Divine plans are no match for attractive buttocks. Haldane is immediately smitten with Helix and accosts her. Discovering that Helix is a poet, a rare occupation indeed, Haldane sets out to win her heart by producing poetry. He knows nothing about poetry, but certainly he can concoct an algorithm that will write poetry. Surely no woman will be able to resist the automation of her occupation!

Helix is amused by Haldane’s infatuation and presumption. She agrees to extensive consultations with the ardent mathematician. In the course of their extended conversations, Helix draws Haldane’s attention to an alarming fact. Haldane believes himself to be an expert on the life of Fairweather I, the brilliant mathematician who programmed the computer pope. Helix astounds Haldane with the revelation that Fairweather was also a poet. Furthermore, she makes a convincing case that Fairweather’s official biography has been extensively censored.

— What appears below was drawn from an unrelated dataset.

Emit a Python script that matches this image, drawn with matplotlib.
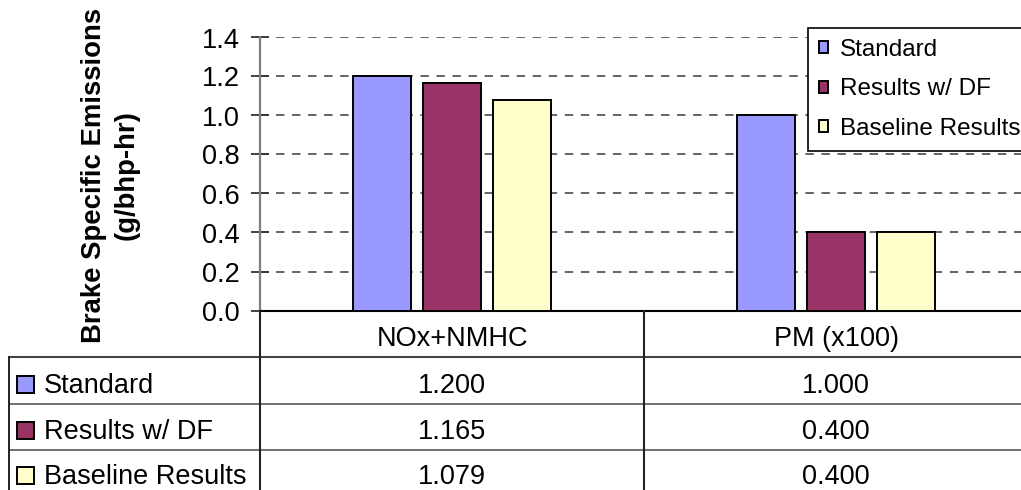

Doubt is itself terribly dangerous. Romantic dalliance between occupations is utterly forbidden. Passion overcomes caution. Betrayed by a friend, Haldane and Helix are arrested for miscegenation.

Helix is pregnant and there is no doubt that the couple is guilty. Evildoers like Haldane are sent away from Earth, off to the planet Hell.

~oOo~


Readers will be immediately aware that this novel is set in an alternate history. This version of Earth is considerably more technically advanced than ours. It’s also, as noted above, much more regimented. Every religion other than hardline Catholicism has been expunged (adherents of any other religion have been forcibly converted or sent to Hell). The government is doing its very best to produce endless stasis.

I don’t think one can reconcile “millennia of extraordinarily conservative authoritarian government” with “technology centuries ahead of ours.” Of course, other authors have played with this trope, authors such as Pournelle in his CoDominium stories. There the Earth manages to go from the invention of FTL to star colonies in just sixteen years… even though the CoDominium was actively hostile to any form of R&D.

There’s another reason to regard this book as NOT a serious venture into alternate history. Even though this setting diverged from our world 2000 years ago, the same historical figures appear and play essentially the same roles that they played in our history. Not that this is at all odd; many other authors have done this. It saves work when writing.

Nor is the book hard-SF. The super-science that drives the plot strains to match the scientific rigor of an A. E. Van Vogt novel.

The prose is moderately dreadful.

Her stride was long, and her hips swayed slightly with each step as if her pelvis were a cam which created an interesting moment of force around its axis. It was several microseconds before the aesthetics of her motion intruded on his consideration of its mathematics.

The plot is rather slight but then, so is the novel. It’s just 182 pages in the Berkley Medallion MMPB edition. There are simply not enough pages to develop the plot or the characters in much depth, though there is room for vaguely described erotic content.

Last Starship was Boyd’s debut novel. With the notable exception of Joanna Russ1, reviewers appear to have reacted very positively to the novel. The Science Fiction Encyclopedia to this day praises the novel in the SFE’s spoiler-laden entry for John Boyd. Frankly, I am at a loss to understand what other reviewers see in the novel; the big twist isn’t all that interesting. The only thing the novel has going for it is narrative drive and endless conversation.

“OK,” you may ask, “if Last Starship is so dreadful, why do you own more than one Boyd novel?” Well back in the early 1970s, we read what we could get our hands on.

This is the second Boyd I’ve reviewed here. Since Last Starship is both wretched and generally considered Boyd’s best novel, I doubt there I will review a third.

The Last Starship from Earth is available here (Amazon US) and here (Amazon Canada). Otherwise I didn’t find Last Starship at the usual suspects. In fact, I didn’t find the most recent Wildside edition on Wildside’s own site, so Last Starship may be out of print.

1: According to secondary sources Russ didn’t like this book (as one might expect from the synopsis). I have not read Russ’ review.